• Your instructions
Below are some records. Retype exactly the lines from the one containing "Generate a Python" through the one containing "time = list(range(3, 81))", both included, skipping every picture.

──────── Data to process

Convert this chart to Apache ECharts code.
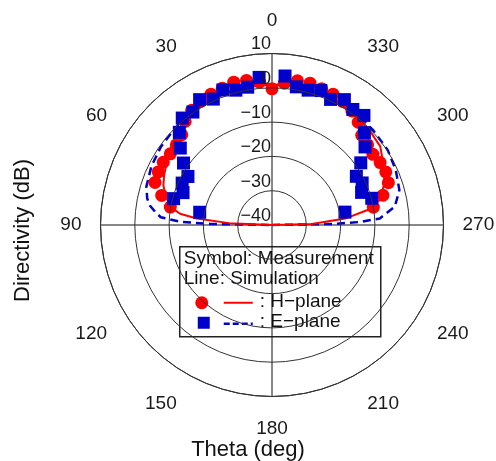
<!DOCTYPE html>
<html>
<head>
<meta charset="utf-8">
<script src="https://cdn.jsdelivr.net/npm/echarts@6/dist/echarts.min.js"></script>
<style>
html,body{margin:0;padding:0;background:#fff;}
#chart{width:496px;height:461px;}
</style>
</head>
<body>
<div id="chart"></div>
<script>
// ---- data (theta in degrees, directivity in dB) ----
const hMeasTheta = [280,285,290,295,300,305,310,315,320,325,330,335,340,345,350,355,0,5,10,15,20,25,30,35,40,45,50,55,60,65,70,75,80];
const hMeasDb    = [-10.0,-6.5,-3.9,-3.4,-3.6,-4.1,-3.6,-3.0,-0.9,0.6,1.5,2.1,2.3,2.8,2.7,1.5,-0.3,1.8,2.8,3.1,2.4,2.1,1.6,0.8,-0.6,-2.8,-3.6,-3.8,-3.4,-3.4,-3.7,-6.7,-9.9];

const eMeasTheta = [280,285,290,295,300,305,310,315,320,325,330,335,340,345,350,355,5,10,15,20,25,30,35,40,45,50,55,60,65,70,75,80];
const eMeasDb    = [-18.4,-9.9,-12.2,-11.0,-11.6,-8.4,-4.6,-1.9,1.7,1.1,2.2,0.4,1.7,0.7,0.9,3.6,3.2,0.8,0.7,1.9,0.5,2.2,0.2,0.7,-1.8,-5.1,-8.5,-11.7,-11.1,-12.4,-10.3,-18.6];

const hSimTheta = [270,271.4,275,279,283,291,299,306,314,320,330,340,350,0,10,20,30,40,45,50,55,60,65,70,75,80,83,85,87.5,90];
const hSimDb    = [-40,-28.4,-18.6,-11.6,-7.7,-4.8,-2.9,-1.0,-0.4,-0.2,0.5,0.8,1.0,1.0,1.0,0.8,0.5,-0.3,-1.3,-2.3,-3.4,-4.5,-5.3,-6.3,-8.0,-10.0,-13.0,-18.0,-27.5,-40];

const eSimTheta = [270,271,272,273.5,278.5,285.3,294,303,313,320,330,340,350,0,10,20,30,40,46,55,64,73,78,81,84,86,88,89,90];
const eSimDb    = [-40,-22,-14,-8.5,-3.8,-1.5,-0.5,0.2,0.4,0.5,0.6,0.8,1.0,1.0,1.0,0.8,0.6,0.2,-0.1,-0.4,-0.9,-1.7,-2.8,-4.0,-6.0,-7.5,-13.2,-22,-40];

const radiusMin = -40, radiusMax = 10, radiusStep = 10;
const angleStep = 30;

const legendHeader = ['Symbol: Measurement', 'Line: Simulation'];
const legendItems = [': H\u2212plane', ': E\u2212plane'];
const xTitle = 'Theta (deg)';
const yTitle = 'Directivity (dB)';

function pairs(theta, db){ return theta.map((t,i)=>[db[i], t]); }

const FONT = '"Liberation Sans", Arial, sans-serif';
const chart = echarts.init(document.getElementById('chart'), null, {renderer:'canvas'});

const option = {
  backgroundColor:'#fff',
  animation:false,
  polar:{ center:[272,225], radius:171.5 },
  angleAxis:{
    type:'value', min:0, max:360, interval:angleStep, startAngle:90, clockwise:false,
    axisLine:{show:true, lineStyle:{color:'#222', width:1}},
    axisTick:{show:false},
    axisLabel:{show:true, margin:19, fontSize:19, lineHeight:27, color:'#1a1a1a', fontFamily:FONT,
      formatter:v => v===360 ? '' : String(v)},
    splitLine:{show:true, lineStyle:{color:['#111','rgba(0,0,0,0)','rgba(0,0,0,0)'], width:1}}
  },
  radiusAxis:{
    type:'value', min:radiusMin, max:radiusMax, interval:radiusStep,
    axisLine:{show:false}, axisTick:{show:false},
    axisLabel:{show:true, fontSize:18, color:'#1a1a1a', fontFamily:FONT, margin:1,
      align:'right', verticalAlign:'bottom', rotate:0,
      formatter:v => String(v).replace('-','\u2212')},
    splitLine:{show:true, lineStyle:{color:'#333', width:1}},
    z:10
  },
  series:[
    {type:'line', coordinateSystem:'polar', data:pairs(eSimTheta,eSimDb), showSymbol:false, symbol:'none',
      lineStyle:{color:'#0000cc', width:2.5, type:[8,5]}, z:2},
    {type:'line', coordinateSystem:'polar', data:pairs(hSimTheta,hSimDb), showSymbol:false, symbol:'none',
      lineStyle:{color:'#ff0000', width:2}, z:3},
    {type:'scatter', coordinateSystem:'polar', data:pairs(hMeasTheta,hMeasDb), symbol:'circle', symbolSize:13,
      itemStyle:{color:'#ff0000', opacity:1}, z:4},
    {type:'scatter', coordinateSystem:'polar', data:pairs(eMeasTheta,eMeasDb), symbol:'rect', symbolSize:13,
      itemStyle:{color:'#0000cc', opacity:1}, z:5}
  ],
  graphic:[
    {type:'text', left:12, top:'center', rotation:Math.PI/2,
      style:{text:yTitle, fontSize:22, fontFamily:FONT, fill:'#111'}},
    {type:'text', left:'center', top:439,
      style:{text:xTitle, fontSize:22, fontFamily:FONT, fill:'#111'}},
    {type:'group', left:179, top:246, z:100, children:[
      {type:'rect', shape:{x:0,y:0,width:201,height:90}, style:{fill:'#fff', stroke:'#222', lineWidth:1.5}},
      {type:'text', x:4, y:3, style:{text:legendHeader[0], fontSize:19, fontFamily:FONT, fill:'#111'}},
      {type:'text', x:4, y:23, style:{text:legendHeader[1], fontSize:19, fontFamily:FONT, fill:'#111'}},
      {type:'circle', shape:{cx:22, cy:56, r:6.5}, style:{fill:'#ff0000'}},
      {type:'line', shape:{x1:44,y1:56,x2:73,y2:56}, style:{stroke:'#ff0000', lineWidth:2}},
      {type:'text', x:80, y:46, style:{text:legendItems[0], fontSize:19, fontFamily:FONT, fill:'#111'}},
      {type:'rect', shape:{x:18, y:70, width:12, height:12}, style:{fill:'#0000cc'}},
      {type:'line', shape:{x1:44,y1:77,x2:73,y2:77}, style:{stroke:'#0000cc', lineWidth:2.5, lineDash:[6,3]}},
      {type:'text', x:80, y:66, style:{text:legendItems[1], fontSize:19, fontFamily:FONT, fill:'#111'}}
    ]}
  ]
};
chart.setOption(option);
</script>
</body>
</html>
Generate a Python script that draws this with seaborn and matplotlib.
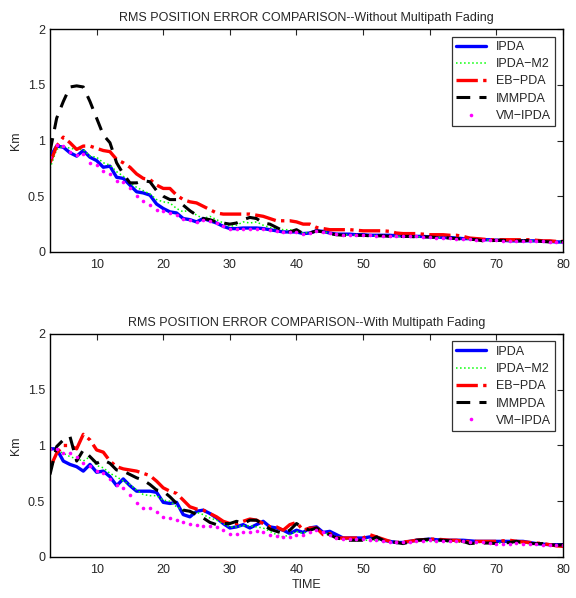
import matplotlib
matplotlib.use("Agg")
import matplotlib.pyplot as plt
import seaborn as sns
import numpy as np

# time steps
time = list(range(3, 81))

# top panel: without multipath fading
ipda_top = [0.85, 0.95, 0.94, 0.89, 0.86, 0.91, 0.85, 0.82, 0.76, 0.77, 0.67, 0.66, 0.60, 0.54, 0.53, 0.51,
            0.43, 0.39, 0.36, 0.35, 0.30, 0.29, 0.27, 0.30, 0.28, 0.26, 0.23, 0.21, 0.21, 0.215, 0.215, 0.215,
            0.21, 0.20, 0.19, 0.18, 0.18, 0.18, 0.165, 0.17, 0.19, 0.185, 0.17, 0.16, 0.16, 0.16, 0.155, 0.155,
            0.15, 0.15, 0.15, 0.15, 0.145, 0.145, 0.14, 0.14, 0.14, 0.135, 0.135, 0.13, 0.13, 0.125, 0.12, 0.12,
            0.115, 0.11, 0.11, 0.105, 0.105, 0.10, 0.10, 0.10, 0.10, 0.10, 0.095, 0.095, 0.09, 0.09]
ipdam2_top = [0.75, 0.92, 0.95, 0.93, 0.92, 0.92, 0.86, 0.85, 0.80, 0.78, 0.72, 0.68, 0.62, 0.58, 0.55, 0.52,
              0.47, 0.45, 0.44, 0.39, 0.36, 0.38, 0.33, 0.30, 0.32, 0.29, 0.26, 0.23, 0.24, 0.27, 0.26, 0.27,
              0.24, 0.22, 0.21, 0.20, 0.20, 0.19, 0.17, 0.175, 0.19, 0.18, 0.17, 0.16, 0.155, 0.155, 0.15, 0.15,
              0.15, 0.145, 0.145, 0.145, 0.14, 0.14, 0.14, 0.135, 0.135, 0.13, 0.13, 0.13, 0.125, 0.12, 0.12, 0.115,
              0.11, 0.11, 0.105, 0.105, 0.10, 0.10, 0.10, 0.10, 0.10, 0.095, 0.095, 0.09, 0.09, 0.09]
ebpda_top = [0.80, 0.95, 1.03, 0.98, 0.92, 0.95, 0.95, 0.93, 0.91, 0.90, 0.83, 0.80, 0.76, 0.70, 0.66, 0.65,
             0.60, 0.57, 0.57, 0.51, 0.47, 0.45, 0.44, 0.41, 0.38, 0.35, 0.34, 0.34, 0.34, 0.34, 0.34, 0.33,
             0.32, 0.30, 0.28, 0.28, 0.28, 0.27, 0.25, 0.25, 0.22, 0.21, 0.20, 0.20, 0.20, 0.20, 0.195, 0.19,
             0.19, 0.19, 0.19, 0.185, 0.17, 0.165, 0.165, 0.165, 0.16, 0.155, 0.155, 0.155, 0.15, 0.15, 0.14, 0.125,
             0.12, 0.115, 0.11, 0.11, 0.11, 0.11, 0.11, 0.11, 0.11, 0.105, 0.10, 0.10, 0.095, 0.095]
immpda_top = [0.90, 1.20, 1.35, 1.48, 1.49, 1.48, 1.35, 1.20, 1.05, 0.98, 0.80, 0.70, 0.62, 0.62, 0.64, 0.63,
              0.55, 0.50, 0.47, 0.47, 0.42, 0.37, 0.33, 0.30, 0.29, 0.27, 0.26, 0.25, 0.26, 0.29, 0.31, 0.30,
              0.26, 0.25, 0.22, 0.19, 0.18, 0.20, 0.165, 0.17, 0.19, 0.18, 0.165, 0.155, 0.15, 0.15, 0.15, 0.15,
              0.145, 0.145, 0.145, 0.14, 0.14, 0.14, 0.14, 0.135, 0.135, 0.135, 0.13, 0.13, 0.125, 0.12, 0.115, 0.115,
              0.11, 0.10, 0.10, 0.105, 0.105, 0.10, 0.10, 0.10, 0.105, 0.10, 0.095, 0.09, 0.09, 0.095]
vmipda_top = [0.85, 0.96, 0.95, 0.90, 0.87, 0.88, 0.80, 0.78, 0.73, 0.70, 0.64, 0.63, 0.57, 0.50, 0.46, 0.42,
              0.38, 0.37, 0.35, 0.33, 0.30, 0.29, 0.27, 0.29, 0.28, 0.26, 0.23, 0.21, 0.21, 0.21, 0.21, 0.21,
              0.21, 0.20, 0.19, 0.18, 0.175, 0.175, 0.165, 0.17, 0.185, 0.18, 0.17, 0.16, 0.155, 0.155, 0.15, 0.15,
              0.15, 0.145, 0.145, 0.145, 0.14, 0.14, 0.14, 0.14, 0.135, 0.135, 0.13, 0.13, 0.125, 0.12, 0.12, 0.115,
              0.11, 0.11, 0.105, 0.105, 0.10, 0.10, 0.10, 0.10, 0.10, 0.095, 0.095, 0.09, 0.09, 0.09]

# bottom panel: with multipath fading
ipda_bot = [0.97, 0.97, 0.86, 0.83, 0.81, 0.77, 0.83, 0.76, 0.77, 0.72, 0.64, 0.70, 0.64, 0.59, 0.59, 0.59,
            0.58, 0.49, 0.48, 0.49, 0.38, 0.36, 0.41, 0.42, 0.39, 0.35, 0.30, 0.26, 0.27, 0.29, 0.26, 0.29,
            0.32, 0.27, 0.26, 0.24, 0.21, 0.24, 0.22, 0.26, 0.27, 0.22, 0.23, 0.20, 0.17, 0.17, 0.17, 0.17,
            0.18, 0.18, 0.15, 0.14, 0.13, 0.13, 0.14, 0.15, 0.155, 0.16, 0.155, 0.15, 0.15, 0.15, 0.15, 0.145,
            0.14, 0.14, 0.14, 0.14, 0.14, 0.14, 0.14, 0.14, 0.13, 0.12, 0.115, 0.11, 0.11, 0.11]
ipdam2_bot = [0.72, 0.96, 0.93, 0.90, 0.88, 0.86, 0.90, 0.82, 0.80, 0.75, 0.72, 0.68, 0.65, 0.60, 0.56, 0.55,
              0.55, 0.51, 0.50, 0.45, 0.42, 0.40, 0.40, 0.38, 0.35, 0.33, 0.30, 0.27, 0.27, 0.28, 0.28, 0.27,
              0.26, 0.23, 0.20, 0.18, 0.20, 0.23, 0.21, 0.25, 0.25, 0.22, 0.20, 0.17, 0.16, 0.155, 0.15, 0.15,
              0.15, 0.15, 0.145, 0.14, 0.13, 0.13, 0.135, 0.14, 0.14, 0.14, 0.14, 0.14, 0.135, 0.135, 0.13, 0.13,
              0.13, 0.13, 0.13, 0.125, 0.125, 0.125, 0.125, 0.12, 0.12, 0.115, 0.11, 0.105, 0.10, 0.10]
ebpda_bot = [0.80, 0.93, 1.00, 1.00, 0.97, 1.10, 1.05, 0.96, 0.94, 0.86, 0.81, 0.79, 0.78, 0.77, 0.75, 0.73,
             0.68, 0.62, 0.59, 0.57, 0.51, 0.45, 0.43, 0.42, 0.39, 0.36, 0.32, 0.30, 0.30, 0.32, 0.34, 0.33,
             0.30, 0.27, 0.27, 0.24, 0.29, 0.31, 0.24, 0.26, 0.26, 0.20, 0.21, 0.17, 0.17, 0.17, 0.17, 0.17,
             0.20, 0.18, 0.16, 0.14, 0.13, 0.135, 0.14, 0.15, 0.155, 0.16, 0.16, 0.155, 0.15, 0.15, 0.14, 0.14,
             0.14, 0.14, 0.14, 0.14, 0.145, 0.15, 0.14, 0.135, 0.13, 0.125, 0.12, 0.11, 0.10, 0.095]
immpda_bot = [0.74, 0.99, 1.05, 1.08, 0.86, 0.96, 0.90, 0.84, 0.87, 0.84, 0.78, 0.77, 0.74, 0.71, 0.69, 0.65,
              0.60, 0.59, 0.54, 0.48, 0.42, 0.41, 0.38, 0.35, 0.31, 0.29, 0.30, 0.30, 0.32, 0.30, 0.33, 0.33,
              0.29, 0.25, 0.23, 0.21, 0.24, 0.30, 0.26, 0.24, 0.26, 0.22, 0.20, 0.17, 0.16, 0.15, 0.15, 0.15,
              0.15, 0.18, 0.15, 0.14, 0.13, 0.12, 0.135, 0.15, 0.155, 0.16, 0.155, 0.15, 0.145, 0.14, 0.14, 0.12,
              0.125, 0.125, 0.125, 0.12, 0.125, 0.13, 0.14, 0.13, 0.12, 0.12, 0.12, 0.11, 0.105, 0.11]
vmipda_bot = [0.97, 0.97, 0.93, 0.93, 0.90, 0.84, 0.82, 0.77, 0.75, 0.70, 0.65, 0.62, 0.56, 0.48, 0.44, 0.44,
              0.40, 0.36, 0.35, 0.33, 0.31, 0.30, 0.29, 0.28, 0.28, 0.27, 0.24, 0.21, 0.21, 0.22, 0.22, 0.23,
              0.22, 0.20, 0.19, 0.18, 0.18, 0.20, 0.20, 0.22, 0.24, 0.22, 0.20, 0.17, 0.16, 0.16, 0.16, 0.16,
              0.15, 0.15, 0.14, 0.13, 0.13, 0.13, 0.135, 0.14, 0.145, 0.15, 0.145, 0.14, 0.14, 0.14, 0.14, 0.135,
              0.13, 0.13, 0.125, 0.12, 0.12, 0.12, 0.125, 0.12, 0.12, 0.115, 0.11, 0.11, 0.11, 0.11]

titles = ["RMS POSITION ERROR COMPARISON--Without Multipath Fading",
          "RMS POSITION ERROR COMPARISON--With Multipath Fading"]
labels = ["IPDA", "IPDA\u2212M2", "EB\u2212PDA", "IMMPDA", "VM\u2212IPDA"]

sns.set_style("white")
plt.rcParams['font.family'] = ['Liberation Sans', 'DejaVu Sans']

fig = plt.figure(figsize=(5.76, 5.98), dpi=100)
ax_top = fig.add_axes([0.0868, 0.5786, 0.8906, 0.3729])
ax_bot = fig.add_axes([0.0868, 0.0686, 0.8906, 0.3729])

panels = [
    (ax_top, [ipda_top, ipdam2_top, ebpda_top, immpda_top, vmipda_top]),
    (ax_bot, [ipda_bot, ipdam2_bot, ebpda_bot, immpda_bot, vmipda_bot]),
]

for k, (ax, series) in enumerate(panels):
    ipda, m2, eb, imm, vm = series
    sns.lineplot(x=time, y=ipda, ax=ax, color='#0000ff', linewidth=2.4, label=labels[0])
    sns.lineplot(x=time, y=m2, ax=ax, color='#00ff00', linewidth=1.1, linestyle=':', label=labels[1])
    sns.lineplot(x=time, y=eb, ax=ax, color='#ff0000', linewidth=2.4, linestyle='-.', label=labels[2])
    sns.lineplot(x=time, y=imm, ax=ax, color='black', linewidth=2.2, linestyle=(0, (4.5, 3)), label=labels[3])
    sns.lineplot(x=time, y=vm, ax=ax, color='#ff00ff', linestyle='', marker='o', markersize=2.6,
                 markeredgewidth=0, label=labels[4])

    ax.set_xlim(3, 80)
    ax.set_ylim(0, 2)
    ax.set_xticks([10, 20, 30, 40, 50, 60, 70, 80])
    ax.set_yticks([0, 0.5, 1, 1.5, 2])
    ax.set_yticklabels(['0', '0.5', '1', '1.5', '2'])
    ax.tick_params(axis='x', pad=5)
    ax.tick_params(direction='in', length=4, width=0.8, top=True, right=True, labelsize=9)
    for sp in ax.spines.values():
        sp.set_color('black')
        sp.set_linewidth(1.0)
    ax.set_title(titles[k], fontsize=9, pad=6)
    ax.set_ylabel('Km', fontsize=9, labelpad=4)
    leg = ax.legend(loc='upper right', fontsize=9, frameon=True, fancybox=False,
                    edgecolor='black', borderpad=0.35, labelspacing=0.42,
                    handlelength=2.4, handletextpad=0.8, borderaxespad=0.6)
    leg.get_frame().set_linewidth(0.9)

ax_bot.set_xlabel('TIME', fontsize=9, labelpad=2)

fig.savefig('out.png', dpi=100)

────────────────

• The completed task
Generate a Python script that draws this with seaborn and matplotlib.
import matplotlib
matplotlib.use("Agg")
import matplotlib.pyplot as plt
import seaborn as sns
import numpy as np

# time steps
time = list(range(3, 81))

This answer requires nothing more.